Gregorio del Pilar era joven y apuesto y tenía un áura romántica a lo Lord Byron. Tuvo además el gusto de morir joven y de una manera heroica. Tan heroica como inútil, según Nick Joaquin. Del Pilar murió en el paso de Tirad mientras trataba de ganar tiempo para la retirada hacia ninguna parte de Aguinaldo. Según el testimonio norteamericano, compuso un hermoso cadáver.

El último héroe de la lista de Nick Joaquin es Artemio Ricarte. Ricarte nunca aceptó el dominio norteamericano sobre Filipinas. Capturado por los ocupantes en mayo de 1904, cuando en 1910 hubo cumplido su condena, se le intimó a que jurase lealtad a los Estados Unidos. Habiéndose negado, fue enviado al exilio. De 1910 a 1914 anduvo tramando insurrecciones y soñando con la creación de una República Rizalina desde Hong Kong. Expulsado por los ingleses, acabó encontrando refugio en Japón, donde enseñó español en un colegio y regentó un restaurante. En esos años nunca se olvidó de Filipinas, pero los filipinos se olvidaron de él. En 1942 regresó a Filipinas con los ejércitos japoneses. Debió de ser un duro choque para él, descubrir que la Filipinas por la que había luchado ya no existía, que ahora los filipinos se expresaban en inglés y que no le veían como a un liberador, sino como a un ocupante.

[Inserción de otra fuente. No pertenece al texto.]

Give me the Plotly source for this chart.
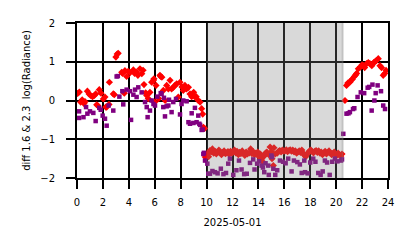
import plotly.graph_objects as go

# Red series (diff 1.6)
red_h = [0.05, 0.18, 0.28, 0.40, 0.54, 0.62, 0.80, 0.93, 1.05, 1.20, 1.34, 1.44, 1.52, 1.60, 1.72, 1.85,
         2.03, 2.16, 2.22, 2.29, 2.47, 2.50, 2.80, 2.88, 3.00, 3.10, 3.18, 3.45, 3.52, 3.65, 3.70, 3.83,
         3.95, 4.10, 4.35, 4.45, 4.60, 4.70, 4.86, 5.00, 5.10, 5.17, 5.30, 5.38, 5.50, 5.63, 5.76, 5.90,
         5.94, 6.00, 6.10, 6.30, 6.40, 6.46, 6.55, 6.66, 6.80, 6.92, 7.05, 7.18, 7.30, 7.43, 7.56, 7.69,
         7.82, 7.95, 8.10, 8.20, 8.33, 8.45, 8.60, 8.72, 8.85, 9.00, 9.10, 9.20, 9.36, 9.50, 9.62, 9.70,
         9.75, 9.85, 9.90,
         10.05, 10.15, 10.26, 10.35, 10.45, 10.55, 10.65, 10.75, 10.85, 10.95, 11.05, 11.15, 11.25, 11.35,
         11.45, 11.55, 11.65, 11.75, 11.85, 11.95, 12.05, 12.15, 12.25, 12.35, 12.45, 12.55, 12.65, 12.75,
         12.85, 12.95, 13.05, 13.15, 13.30, 13.40, 13.50, 13.60, 13.70, 13.80, 13.95, 14.05, 14.15, 14.25,
         14.35, 14.45, 14.55, 14.65, 14.80, 14.90, 15.00, 15.05, 15.15, 15.20, 15.30, 15.45, 15.55, 15.65,
         15.75, 15.85, 15.95, 16.05, 16.15, 16.25, 16.35, 16.45, 16.55, 16.65, 16.75, 16.85, 16.95, 17.05,
         17.15, 17.25, 17.35, 17.45, 17.55, 17.65, 17.75, 17.85, 17.95, 18.05, 18.15, 18.25, 18.35, 18.45,
         18.55, 18.65, 18.75, 18.85, 18.95, 19.05, 19.15, 19.25, 19.35, 19.45, 19.55, 19.65, 19.75, 19.85,
         19.95, 20.05, 20.15, 20.25, 20.35, 20.45,
         20.68, 20.80, 20.90, 21.06, 21.15, 21.25, 21.40, 21.50, 21.58, 21.71, 21.85, 22.00, 22.10, 22.20,
         22.35, 22.48, 22.60, 22.75, 22.90, 23.00, 23.10, 23.25, 23.38, 23.50, 23.63, 23.75, 23.85]
red_v = [0.18, 0.22, -0.04, 0.02, -0.08, -0.03, 0.24, 0.17, 0.13, 0.10, 0.13, 0.17, -0.11, -0.13, 0.28, 0.19,
         0.04, 0.09, -0.17, -0.17, -0.10, 0.47, 0.17, 0.15, 1.12, 1.20, 1.22, 0.73, 0.70, 0.19, 0.77, 0.62,
         0.75, 0.72, 0.79, 0.70, 0.73, 0.65, 0.82, 0.69, 0.78, 0.41, 0.20, 0.13, 0.05, 0.21, 0.47, 0.52,
         0.56, -0.04, 0.39, 0.05, 0.65, 0.62, 0.60, 0.26, 0.00, 0.39, 0.30, 0.52, 0.30, 0.34, 0.39, 0.43,
         0.09, 0.47, 0.35, 0.26, 0.39, 0.30, 0.34, 0.17, 0.10, 0.21, 0.09, 0.10, 0.00, -0.04, -0.21, -0.35,
         -0.69, -0.72, -1.46,
         -1.38, -1.45, -1.29, -1.33, -1.25, -1.36, -1.31, -1.38, -1.33, -1.28, -1.35, -1.40, -1.34, -1.30,
         -1.37, -1.35, -1.32, -1.39, -1.31, -1.36, -1.33, -1.28, -1.35, -1.31, -1.40, -1.34, -1.37, -1.30,
         -1.36, -1.42, -1.33, -1.38, -1.35, -1.25, -1.37, -1.32, -1.40, -1.36, -1.33, -1.45, -1.38, -1.50,
         -1.59, -1.43, -1.36, -1.33, -1.40, -1.20, -1.32, -1.50, -1.68, -1.22, -1.38, -1.36, -1.31, -1.29,
         -1.33, -1.28, -1.31, -1.30, -1.27, -1.32, -1.29, -1.27, -1.31, -1.28, -1.33, -1.30, -1.36, -1.33,
         -1.30, -1.34, -1.28, -1.36, -1.41, -1.45, -1.39, -1.34, -1.30, -1.28, -1.32, -1.35, -1.31, -1.29,
         -1.34, -1.30, -1.36, -1.33, -1.40, -1.35, -1.31, -1.38, -1.34, -1.30, -1.36, -1.40, -1.37, -1.33,
         -1.39, -1.42, -1.36, -1.40, -1.44, -1.38,
         0.00, 0.39, 0.45, 0.47, 0.52, 0.55, 0.62, 0.66, 0.70, 0.82, 0.86, 0.92, 0.90, 0.85,
         0.95, 0.98, 0.95, 0.90, 0.98, 1.00, 1.03, 1.08, 0.90, 0.85, 0.65, 0.70, 0.78]

# Purple series (diff 2.3)
pur_h = [0.16, 0.16, 0.50, 0.70, 0.80, 1.00, 1.26, 1.44, 1.72, 1.83, 1.98, 2.16, 2.29, 2.44, 2.80, 3.06,
         3.15, 3.27, 3.50, 3.57, 3.83, 4.09, 4.17, 4.35, 4.48, 4.60, 4.73, 4.99, 5.25, 5.38, 5.45, 5.63,
         5.76, 5.90, 6.02, 6.20, 6.46, 6.53, 6.66, 6.71, 6.79, 6.92, 7.05, 7.10, 7.30, 7.43, 7.64, 7.95,
         8.07, 8.20, 8.46, 8.60, 8.72, 8.85, 8.98, 9.10, 9.23, 9.36, 9.44, 9.50, 9.62, 9.70, 9.75, 9.80, 9.88,
         10.06, 10.13, 10.26, 10.45, 10.65, 10.85, 11.10, 11.30, 11.50, 11.67, 11.80, 12.06, 12.30, 12.50,
         12.70, 12.90, 13.10, 13.35, 13.60, 13.70, 13.90, 14.05, 14.25, 14.35, 14.45, 14.55, 14.76, 14.80,
         15.00, 15.05, 15.15, 15.30, 15.45, 15.66, 15.90, 16.10, 16.30, 16.56, 16.74, 17.00, 17.20, 17.34,
         17.54, 17.60, 17.80, 18.00, 18.23, 18.40, 18.62, 18.80, 18.96, 19.13, 19.30, 19.50, 19.70, 19.90,
         20.10, 20.37, 20.45,
         20.55, 20.80, 20.95, 21.06, 21.30, 21.40, 21.65, 21.90, 22.16, 22.43, 22.55, 22.74, 22.80, 22.95,
         23.05, 23.20, 23.46, 23.63, 23.77]
pur_v = [-0.28, -0.45, -0.43, -0.17, -0.34, -0.28, -0.32, -0.53, -0.19, -0.24, -0.39, -0.47, -0.65, -0.13, -0.26, 0.62,
         0.63, 0.10, 0.24, -0.10, 0.28, 0.24, -0.50, 0.15, 0.28, 0.09, 0.34, 0.21, -0.04, -0.17, -0.43, -0.26,
         0.00, -0.09, -0.13, 0.10, 0.19, 0.17, -0.17, 0.07, -0.41, -0.15, -0.13, 0.02, -0.30, -0.04, 0.04, -0.36,
         -0.09, 0.00, -0.02, -0.56, -0.60, -0.33, -0.58, -0.19, -0.56, -0.39, -0.60, -0.63, -0.76, -0.75, -1.38, -1.35, -1.55,
         -1.63, -1.89, -1.89, -1.82, -1.85, -1.88, -1.76, -1.90, -1.87, -1.63, -1.50, -1.92, -1.80, -1.55,
         -1.78, -1.90, -1.89, -1.61, -1.52, -1.78, -1.63, -1.57, -1.68, -1.73, -1.85, -1.62, -1.68, -1.92,
         -1.42, -1.46, -1.76, -1.92, -1.80, -1.55, -1.58, -1.62, -1.50, -1.83, -1.55, -1.59, -1.65, -1.87,
         -1.55, -1.85, -1.88, -1.60, -1.50, -1.58, -1.87, -1.92, -1.83, -1.55, -1.60, -1.92, -1.58, -1.50,
         -1.57, -1.55, -1.52,
         -0.86, -0.34, -0.33, -0.30, -0.22, -0.20, 0.09, 0.21, 0.19, 0.33, 0.35, -0.26, 0.41, 0.00,
         0.19, 0.39, 0.24, -0.13, -0.22]

night_start = 10.0
night_end = 20.56
x_ticks = list(range(0, 25, 2))
y_ticks = [-2, -1, 0, 1, 2]

fig = go.Figure()
fig.add_trace(go.Scatter(x=red_h, y=red_v, mode="markers",
                         marker=dict(symbol="diamond", size=5.5, color="#ff0000", line=dict(width=0)),
                         showlegend=False))
fig.add_trace(go.Scatter(x=pur_h, y=pur_v, mode="markers",
                         marker=dict(symbol="square", size=4.5, color="#800080", line=dict(width=0)),
                         showlegend=False))

fig.add_shape(type="rect", xref="x", yref="paper", x0=night_start, x1=night_end, y0=0, y1=1,
              fillcolor="rgba(128,128,128,0.3)", line=dict(width=0), layer="above")
fig.add_shape(type="rect", xref="x", yref="paper", x0=night_end - 0.14, x1=night_end, y0=0, y1=1,
              fillcolor="rgba(128,128,128,0.25)", line=dict(width=0), layer="above")

axis_common = dict(showgrid=True, gridcolor="black", gridwidth=2, zeroline=False,
                   showline=True, linecolor="black", linewidth=2, mirror=True,
                   ticks="outside", ticklen=9, tickwidth=2, tickcolor="black",
                   tickfont=dict(family="DejaVu Sans", size=10, color="black"))

fig.update_xaxes(range=[0, 24], tickvals=x_ticks, ticktext=[str(t) for t in x_ticks],
                 ticklabelstandoff=5,
                 title=dict(text="2025-05-01", font=dict(family="DejaVu Sans", size=10, color="black"),
                            standoff=12),
                 **axis_common)
fig.update_yaxes(range=[-2, 2], tickvals=y_ticks, ticklabelstandoff=9,
                 title=dict(text="diff 1.6 & 2.3  log(Radiance)",
                            font=dict(family="DejaVu Sans", size=10, color="black"), standoff=8),
                 **axis_common)

fig.update_layout(width=414, height=248, margin=dict(l=77, r=26, t=23, b=70),
                  paper_bgcolor="white", plot_bgcolor="white",
                  font=dict(family="DejaVu Sans", size=10, color="black"))

fig.write_html("out.html")
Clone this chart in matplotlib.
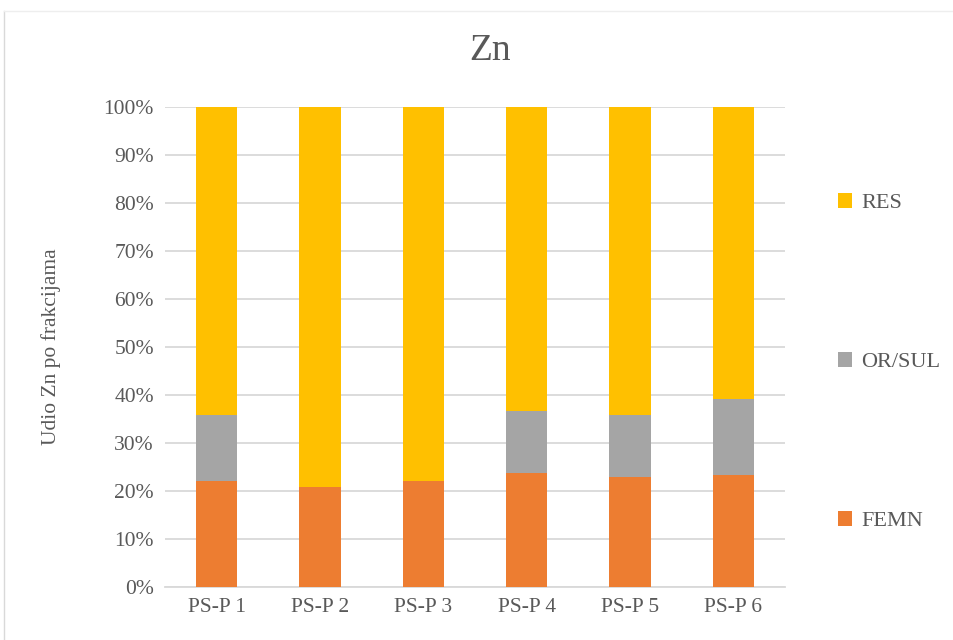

Al final me queda la duda de si verdaderamente es un problema el que los héroes filipinos dejen mucho que desear. ¿No será que los filipinos son lo suficientemente cínicos o realistas como para haberse dado cuenta de que no hay héroes, sino hacedores de héroes? Tal vez les faltó la convicción necesaria para mitificar a sus próceres y prefirieron tener como padres de la patria a simples seres humanos, con sus debilidades y sus errores.